By: Flint McColgan, Associated Press
MINOT, N.D. — Melissa Anderson and her daughter, Annyka, had a bit of a silver lining in the form of a friendly stranger when they celebrated their first Father's Day after the loss of her husband, Bryan, to melanoma cancer in August 2012.
Somehow, the 1983 Minot High School graduation ring he lost the summer after graduating turned up under the bleachers in a soccer field near Big Rock, Ill., about 65 miles outside of Chicago.
The best reason Anderson can think of for the ring being there is that her husband, who had worked for Domino's Pizza at the time, went out to visit friends in the Chicago area around the summer after high school graduation.
"In June, Brad from the funeral home (Thomas Funeral Home) called me and said that there was a guy ... that had Bryan's class ring," Anderson said in an interview with The Minot Daily News (http://bit.ly/1hnThWk ). "He said, 'Oh, be careful, you never know sometimes.' So, I was a little apprehensive about calling but I called and he said, 'Hey, my name's Ed, I found your husband's ring. What do you want me to do with it?' And I said I'd love to have it."
Edward Lemmer, of Big Rock, is retired from a career spent at Caterpillar, but now works about 10 hours a week answering phones and such. And that's where he had to go when she called, so he asked her to call back that night. So, she did.
"He gave the phone to his wife and she got the address and then hung up, and I said, 'Noooo, I need more,'" Anderson said. "So then I called back again and I said, 'Tell me about it.'"
"I've got one of these Geiger counter things and I was just out messing around and I found it," Lemmer said to The Minot Daily News by phone from his home. "I found a couple of quarters and then I came across this thing and picked it up and saw that there was a name inside of it. ... I cleaned it up a little bit and took it over to a colleague."
Lemmer admits that he doesn't use computers very often, but that friend of his did. He looked up the name and the school and found that Bryan Anderson had recently passed away. With that information, Lemmer reached out to the funeral home in an attempt to give the ring back to the family.

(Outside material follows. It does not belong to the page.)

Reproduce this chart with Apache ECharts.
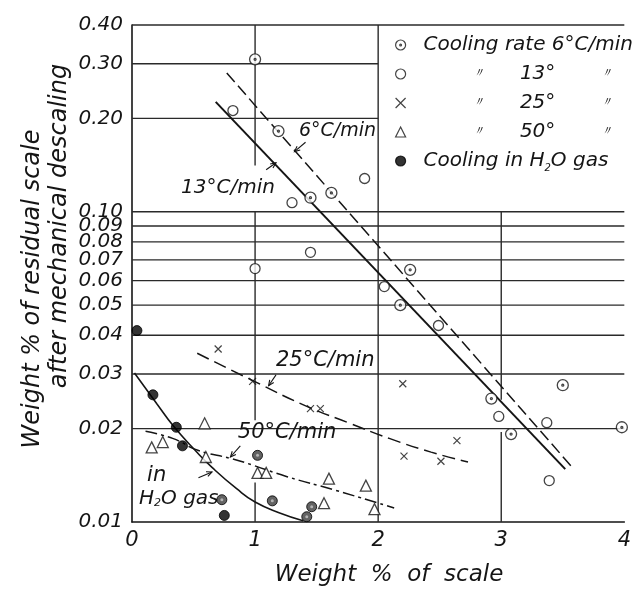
<!DOCTYPE html>
<html><head><meta charset="utf-8">
<script src="https://cdn.jsdelivr.net/npm/echarts@6/dist/echarts.min.js"></script>
<style>html,body{margin:0;padding:0;background:#fff}#c{width:634px;height:590px}</style>
</head><body><div id="c"></div>
<script>
// ---- data ----
const xTicks = [0, 1, 2, 3, 4];
const yTicks = [0.01, 0.02, 0.03, 0.04, 0.05, 0.06, 0.07, 0.08, 0.09, 0.10, 0.20, 0.30, 0.40];

const cool6 = [[1.00,0.31],[1.19,0.182],[1.45,0.111],[1.62,0.115],[2.26,0.065],[2.18,0.050],[2.92,0.025],[3.50,0.0276],[3.08,0.0192],[3.98,0.0202]];
const cool13 = [[0.82,0.212],[1.30,0.107],[1.89,0.128],[1.45,0.074],[1.00,0.0656],[2.05,0.0574],[2.49,0.043],[2.98,0.0219],[3.37,0.0209],[3.39,0.0136]];
const cool25 = [[0.70,0.0361],[0.98,0.0284],[1.45,0.0232],[1.53,0.0232],[2.20,0.0279],[2.64,0.0183],[2.21,0.0163],[2.51,0.0157]];
const cool50 = [[0.16,0.0174],[0.25,0.0181],[0.59,0.0208],[0.60,0.0162],[1.02,0.0144],[1.09,0.0144],[1.60,0.0138],[1.56,0.0115],[1.90,0.0131],[1.97,0.0110]];
const h2o = [[0.04,0.0414],[0.17,0.0257],[0.36,0.0202],[0.41,0.0176],[0.75,0.0105]];
const h2oShaded = [[0.73,0.0118],[1.02,0.0164],[1.14,0.0117],[1.42,0.0104],[1.46,0.0112]];

const line6 = [[0.77,0.280],[3.59,0.0148]];
const line13 = [[0.68,0.226],[3.52,0.0148]];
const line25 = [[0.53,0.0350],[0.97,0.0287],[1.42,0.0236],[1.77,0.0208],[2.09,0.0186],[2.43,0.0168],[2.73,0.0156]];
const line50 = [[0.11,0.0196],[0.33,0.0186],[0.54,0.0170],[0.81,0.0160],[0.97,0.0153],[1.26,0.0140],[1.64,0.0127],[2.13,0.0111]];
const lineH2O = [[0.02,0.0302],[0.20,0.0241],[0.34,0.0203],[0.52,0.0169],[0.65,0.0150],[0.85,0.0128],[1.00,0.0116],[1.20,0.0107],[1.39,0.0101]];

const legendNames = ['6', '13', '25', '50', 'h2o'];
const annoText = ['6°C/min', '13°C/min', '25°C/min', '50°C/min', 'in', 'H{s|2}O gas'];

// ---- annotation / grid geometry ----
const annoPos = [[1.67,0.1825],[0.78,0.1196],[1.57,0.0331],[1.26,0.0194],[0.20,0.0141],[0.38,0.0119]];
const annoSize = [19, 20, 21, 21, 21, 20];
const arrowSegs = [[1.41,0.1675,1.32,0.1563],[1.09,0.1366,1.17,0.1439],[1.17,0.0298,1.11,0.0275],[0.88,0.0176,0.80,0.0162],[0.54,0.0139,0.65,0.0145]];
const hLinesFull = [0.02,0.03,0.04,0.05,0.06,0.07,0.08,0.09,0.10,0.40];
const hLinesHalf = [0.20,0.30];
const vSegs = [[1,0.01,1,0.0134],[1,0.0213,1,0.10],[1,0.141,1,0.40],[2,0.01,2,0.40],[3,0.01,3,0.0195],[3,0.0248,3,0.10]];
const gridSegs = hLinesFull.map(v => [0, v, 4, v]).concat(hLinesHalf.map(v => [0, v, 2, v])).concat(vSegs);

const FONT = '"DejaVu Sans"';
const INK = '#151515';
const SYM_DOT = 'path://M10,0A10,10,0,1,1,-10,0A10,10,0,1,1,10,0ZM1.8,0A1.8,1.8,0,1,1,-1.8,0A1.8,1.8,0,1,1,1.8,0Z';
const SYM_X = 'path://M0,0L10,10M10,0L0,10';

function segRender(params, api) {
  const a = api.coord([api.value(0), api.value(1)]);
  const b = api.coord([api.value(2), api.value(3)]);
  return {type: 'line', shape: {x1: a[0], y1: a[1], x2: b[0], y2: b[1]}, style: {stroke: '#2a2a2a', lineWidth: 1.4}};
}
function arrowRender(params, api) {
  const a = api.coord([api.value(0), api.value(1)]);
  const b = api.coord([api.value(2), api.value(3)]);
  const ang = Math.atan2(b[1] - a[1], b[0] - a[0]);
  const L = 6, w = 0.42;
  return {type: 'group', children: [
    {type: 'line', shape: {x1: a[0], y1: a[1], x2: b[0], y2: b[1]}, style: {stroke: INK, lineWidth: 1.1}},
    {type: 'polyline', shape: {points: [[b[0] - L * Math.cos(ang - w), b[1] - L * Math.sin(ang - w)], b, [b[0] - L * Math.cos(ang + w), b[1] - L * Math.sin(ang + w)]]}, style: {stroke: INK, lineWidth: 1.1, fill: null}}
  ]};
}
function textRender(params, api) {
  const i = params.dataIndex;
  const p = api.coord([api.value(0), api.value(1)]);
  return {type: 'text', x: p[0], y: p[1], style: {
    text: annoText[i], font: 'italic ' + annoSize[i] + 'px ' + FONT, fill: INK,
    align: 'center', verticalAlign: 'middle',
    rich: {s: {fontSize: 11, fontFamily: 'DejaVu Sans', fontStyle: 'italic', fill: INK, verticalAlign: 'bottom', lineHeight: 12}}
  }};
}

const chart = echarts.init(document.getElementById('c'), null, {renderer: 'canvas'});
const lineBase = {type: 'line', symbol: 'none', showSymbol: false, silent: true, z: 2};
const tStyle = {fontFamily: FONT, fontStyle: 'italic', color: INK, lineHeight: 24};

chart.setOption({
  animation: false,
  backgroundColor: '#fff',
  grid: {left: 132, right: 2, top: 25, bottom: 68},
  xAxis: {
    type: 'value', min: 0, max: 4, interval: 1,
    axisLine: {show: true, lineStyle: {color: INK, width: 1.6}},
    axisTick: {show: false}, splitLine: {show: false},
    axisLabel: {customValues: xTicks, fontFamily: FONT, fontStyle: 'italic', fontSize: 21, color: INK, margin: 8}
  },
  yAxis: {
    type: 'log', logBase: 10, min: 0.01, max: 0.4,
    axisLine: {show: true, lineStyle: {color: INK, width: 1.6}},
    axisTick: {show: false}, splitLine: {show: false}, minorSplitLine: {show: false},
    axisLabel: {customValues: yTicks, formatter: v => Number(v).toFixed(2), fontFamily: FONT, fontStyle: 'italic', fontSize: 20, color: INK, margin: 9}
  },
  legend: {
    data: legendNames, orient: 'vertical', left: 390, top: 30, itemWidth: 10, itemHeight: 10, itemGap: 9,
    selectedMode: false,
    itemStyle: {borderWidth: 1.2},
    formatter: name => {
      if (name === '6') return '{g| }{t|Cooling rate 6°C/min}';
      if (name === 'h2o') return '{g| }{t|Cooling in H}{s|2}{t|O gas}';
      return '{g| }{p| }{d|〃}{v|' + name + '°}{d2|〃}';
    },
    textStyle: {
      fontFamily: FONT, fontStyle: 'italic', fontSize: 20, color: INK,
      rich: {
        g: {width: 13},
        t: Object.assign({fontSize: 20}, tStyle),
        s: {fontFamily: FONT, fontStyle: 'italic', color: INK, fontSize: 10, lineHeight: 12, verticalAlign: 'bottom'},
        p: {width: 50},
        d: Object.assign({fontSize: 13, width: 10, align: 'center'}, tStyle),
        v: Object.assign({fontSize: 20, width: 108, align: 'right'}, tStyle),
        d2: Object.assign({fontSize: 13, width: 30, align: 'center'}, tStyle)
      }
    }
  },
  graphic: [
    {type: 'text', x: 33, y: 289, rotation: Math.PI / 2, style: {text: 'Weight % of residual scale', font: 'italic 24px ' + FONT, fill: INK, align: 'center', verticalAlign: 'middle'}},
    {type: 'text', x: 60, y: 226, rotation: Math.PI / 2, style: {text: 'after mechanical descaling', font: 'italic 24px ' + FONT, fill: INK, align: 'center', verticalAlign: 'middle'}},
    {type: 'text', x: 389, y: 575, style: {text: 'Weight  %  of  scale', font: 'italic 23px ' + FONT, fill: INK, align: 'center', verticalAlign: 'middle'}}
  ],
  series: [
    {type: 'custom', name: 'grid', silent: true, z: 1, renderItem: segRender, encode: {x: [0, 2], y: [1, 3]}, data: gridSegs},
    Object.assign({name: 'l6', data: line6, lineStyle: {color: INK, width: 1.5, type: [12, 5]}}, lineBase),
    Object.assign({name: 'l13', data: line13, lineStyle: {color: INK, width: 2}}, lineBase),
    Object.assign({name: 'l25', data: line25, smooth: 0.5, lineStyle: {color: INK, width: 1.5, type: [13, 6]}}, lineBase),
    Object.assign({name: 'l50', data: line50, smooth: 0.5, lineStyle: {color: INK, width: 1.5, type: [12, 4, 3, 4]}}, lineBase),
    Object.assign({name: 'lh2o', data: lineH2O, smooth: 0.5, lineStyle: {color: INK, width: 1.6}}, lineBase),
    {type: 'custom', name: 'arrows', silent: true, z: 3, renderItem: arrowRender, encode: {x: [0, 2], y: [1, 3]}, data: arrowSegs},
    {type: 'custom', name: 'labels', silent: true, z: 4, renderItem: textRender, encode: {x: 0, y: 1}, data: annoPos},
    {type: 'scatter', name: '6', data: cool6, symbol: SYM_DOT, symbolSize: 11, z: 5, itemStyle: {color: '#fff', borderColor: INK, borderWidth: 1.3}},
    {type: 'scatter', name: '13', data: cool13, symbol: 'circle', symbolSize: 10, z: 5, itemStyle: {color: '#fff', borderColor: INK, borderWidth: 1.3}},
    {type: 'scatter', name: '25', data: cool25, symbol: SYM_X, symbolSize: 7, z: 5, itemStyle: {color: 'rgba(0,0,0,0)', borderColor: INK, borderWidth: 1.2}},
    {type: 'scatter', name: '50', data: cool50, symbol: 'triangle', symbolSize: 11, z: 5, itemStyle: {color: '#fff', borderColor: INK, borderWidth: 1.3}},
    {type: 'scatter', name: 'h2o', data: h2o, symbol: 'circle', symbolSize: 10, z: 5, itemStyle: {color: '#000', borderColor: '#000', borderWidth: 1}},
    {type: 'scatter', name: 'h2oShaded', data: h2oShaded, symbol: 'circle', symbolSize: 10, z: 5, itemStyle: {color: '#3c3c3c', borderColor: '#000', borderWidth: 1}},
    {type: 'scatter', name: 'h2oShadedDot', data: h2oShaded, symbol: 'circle', symbolSize: 3, z: 6, silent: true, itemStyle: {color: '#c8c8c8'}}
  ]
});
</script>
</body></html>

From there, Anderson described the ring to him and he sent it by mail.
"He mailed it and it was supposed to be like five days but it took 10 or 11 days to get it," Anderson said. "I was afraid it had gotten lost but we eventually got it."
"After about the eighth day I was like 'Grrr,'" Lemmer said. "I was about to go to the post office."
According to Lemmer, the postman had accidentally delivered the ring to a neighbor first before the neighbor realized the intended recipient and took it over to the right home in southeast Minot.
"What do I need a class ring for?" Lemmer asked. "I'm an honest person. When I find something I give it back."
Lemmer and his wife actually have a history of finding people's rings and giving them back. Once they found a ring at the bottom of a pool and another at a health spa, both of which eventually found their way back to their owners.
This last Father's Day, the Anderson's celebrated with a barbecue at their house with extended family. Although the ring had yet to arrive, it was the talk of the party.
"But once I got the ring I brought it into work and showed everybody, 'Ooh! Did I tell you about the ring?' So, I work at Artistry (the hair salon) so I told a lot of people," Anderson said with a laugh.
"I think it's cool that Minot gets to hear something good instead of it always being so bad," she added. "Like, 'our taxes are going up' or 'all the crime' or 'all the new people,' now you get to hear something cool."